How one woman's misfortune can be another's opportunity
Constructive politicians north and south can now forge an alliance over Brexit, writes Ruth Dudley Edwards
'Dear God, Ruth, what a feckin' shambles," began a message from a Tory friend last week.
"I had high hopes for Mrs May but she got it all badly wrong: a shoot-yourself-in-the-foot manifesto; a presidential campaign by a leader lacking presidential charisma; an abject failure to expose the flawed characters and disgraceful histories of the Labour triumvirate. I despair, I really do."
He summed up neatly the sentiments of millions of people who fear a Labour Party led by anti-West Marxists and therefore watched in horror as Mrs May's catastrophic campaign got its just deserts last Thursday night. Her control freakery, which caused her to take counsel from only three people - her husband, Philip, and Nick Timothy and Fiona Hill, her two over-promoted and over-mighty advisers - was what did for her.
Closer to home, it's been grim for the SDLP and the Ulster Unionists. I was saddened that Mark Durkan lost (narrowly) to Elisha McCallion.
"We were faced with a huge effort and a huge spend by Sinn Fein," he told the BBC.
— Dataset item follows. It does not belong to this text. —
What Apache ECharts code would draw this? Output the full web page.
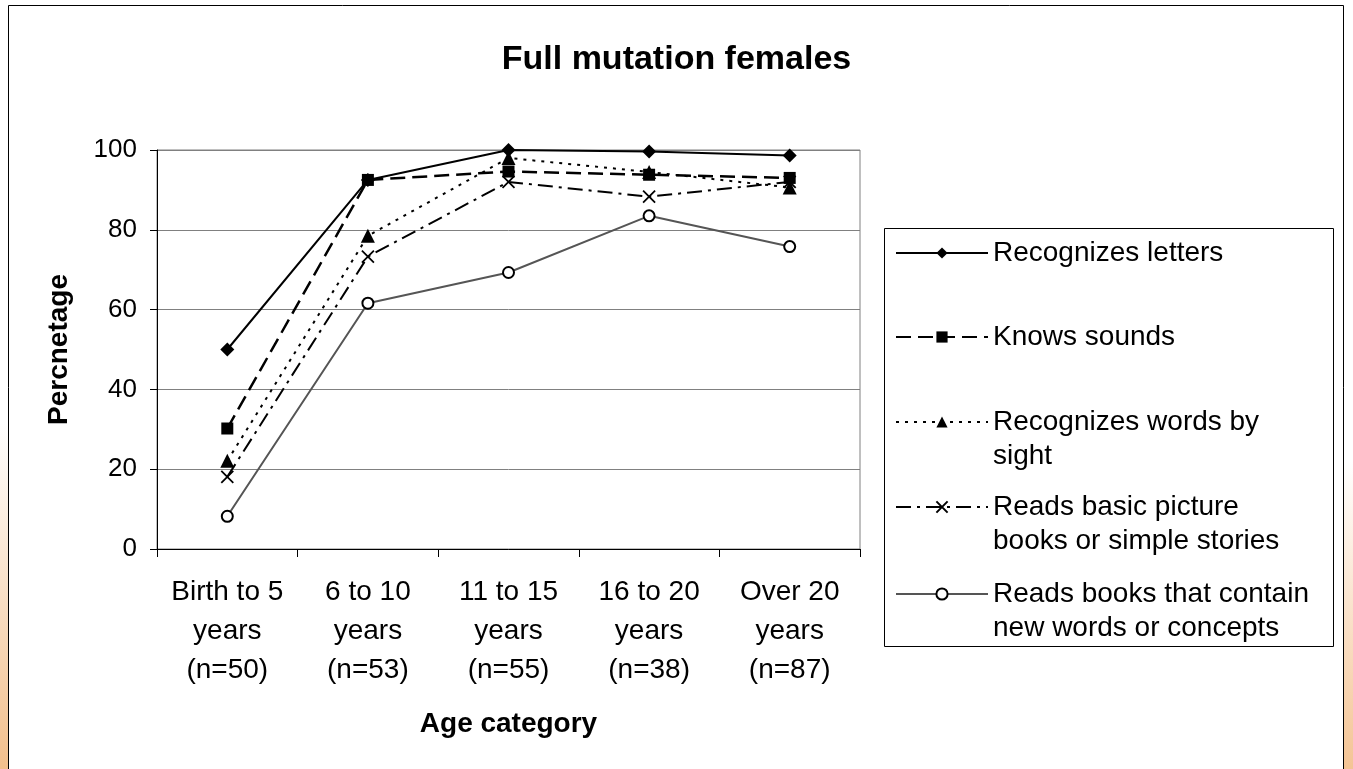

So a man who for 12 years in the House of Commons has been greatly respected for his intelligence, decency and wit, and has faithfully and eloquently represented all his constituents, has been replaced by yet another obedient servant of the Sinn Fein cult who won't be allowed to take her seat.
Suddenly catapulted into the limelight as the only party capable of keeping the Conservatives in power, the DUP are wise not to rush their fences.
"The prime minister has spoken with me this morning," said Arlene Foster calmly on Friday, "and we will enter discussions with the Conservatives to explore how it may be possible to bring stability to our nation at this time of great challenge."
At first glance, being in this position might seem like a politician's dream, but Foster and her deputy Nigel Dodds will know that there are potential pitfalls as well as opportunities.
Although Sinn Fein would have taken their seats in Westminster at top speed had their friend Jeremy Corbyn needed their support to form a government, they will be relentless in attacking the DUP as Tory stooges if they prop up Theresa May. They will also be able to make a reasonable case that the British government can hardly be regarded as honest brokers in negotiations to reinstate the Executive if it is dependent for its survival on one of the parties.
Which doesn't, of course, mean that the DUP shouldn't support a government with which they agree, but they'll need to be careful to keep a distance from May, who is severely damaged goods and may not last long.
It wasn't really helpful that she referred to "our friends and allies in the Democratic Unionist party". Better to stay aloof like Micheal Martin and keep cooperation to a confidence-and-supply arrangement. Encouragingly, they seem to accept that rather than seeking baubles with which to bribe the electorate in the future, they need to use their unexpected clout to get much more focus on Ireland's interests in the Brexit negotiations.
The DUP are not popular in Britain, for most people still associate them with the religious fundamentalism they are fast sloughing off, and self-styled progressives will be making much of their opposition to abortion and gay marriage.
While they're not hated - as Sinn Fein are by those who loathe the IRA and its apologists - they are seen as old-fashioned and provincial and just as prone as republicans to hold out the begging bowl. They now have a chance to show themselves as better than their image, which will make it easier for them to influence policy.
It will also - especially in the light of the humbling of Nicola Sturgeon and the SNP - help to stop people taking seriously Gerry Adams's banging-on about a border poll.
As Foster put it: "Those who want to tear apart the Union that we cherish and benefit from so hugely have been sent a clear and resounding message."
The Union, she said, "is our guiding star. We may represent Northern Ireland constituencies in the House of Commons but we are as seized of the interests of the Kingdom as a whole as we are for our small province".
Leo Varadkar, who got along well with Foster when they coincided as tourism ministers over three years, will know of her passion for the United Kingdom. But he will also realise that she means it when she said that she wants a soft Brexit that "respects the specific circumstances of Northern Ireland, and, of course, our shared history and geography with the Republic of Ireland". And that the DUP's new importance in Westminster can be used to the advantage of the whole island of Ireland.
This is a golden opportunity to forge a close alliance between politicians north and south so that they present a united front to London and Brussels. These are uncertain times, and politicians should be prepared for some more feckin' shambles in the future on both sides of the Irish Sea.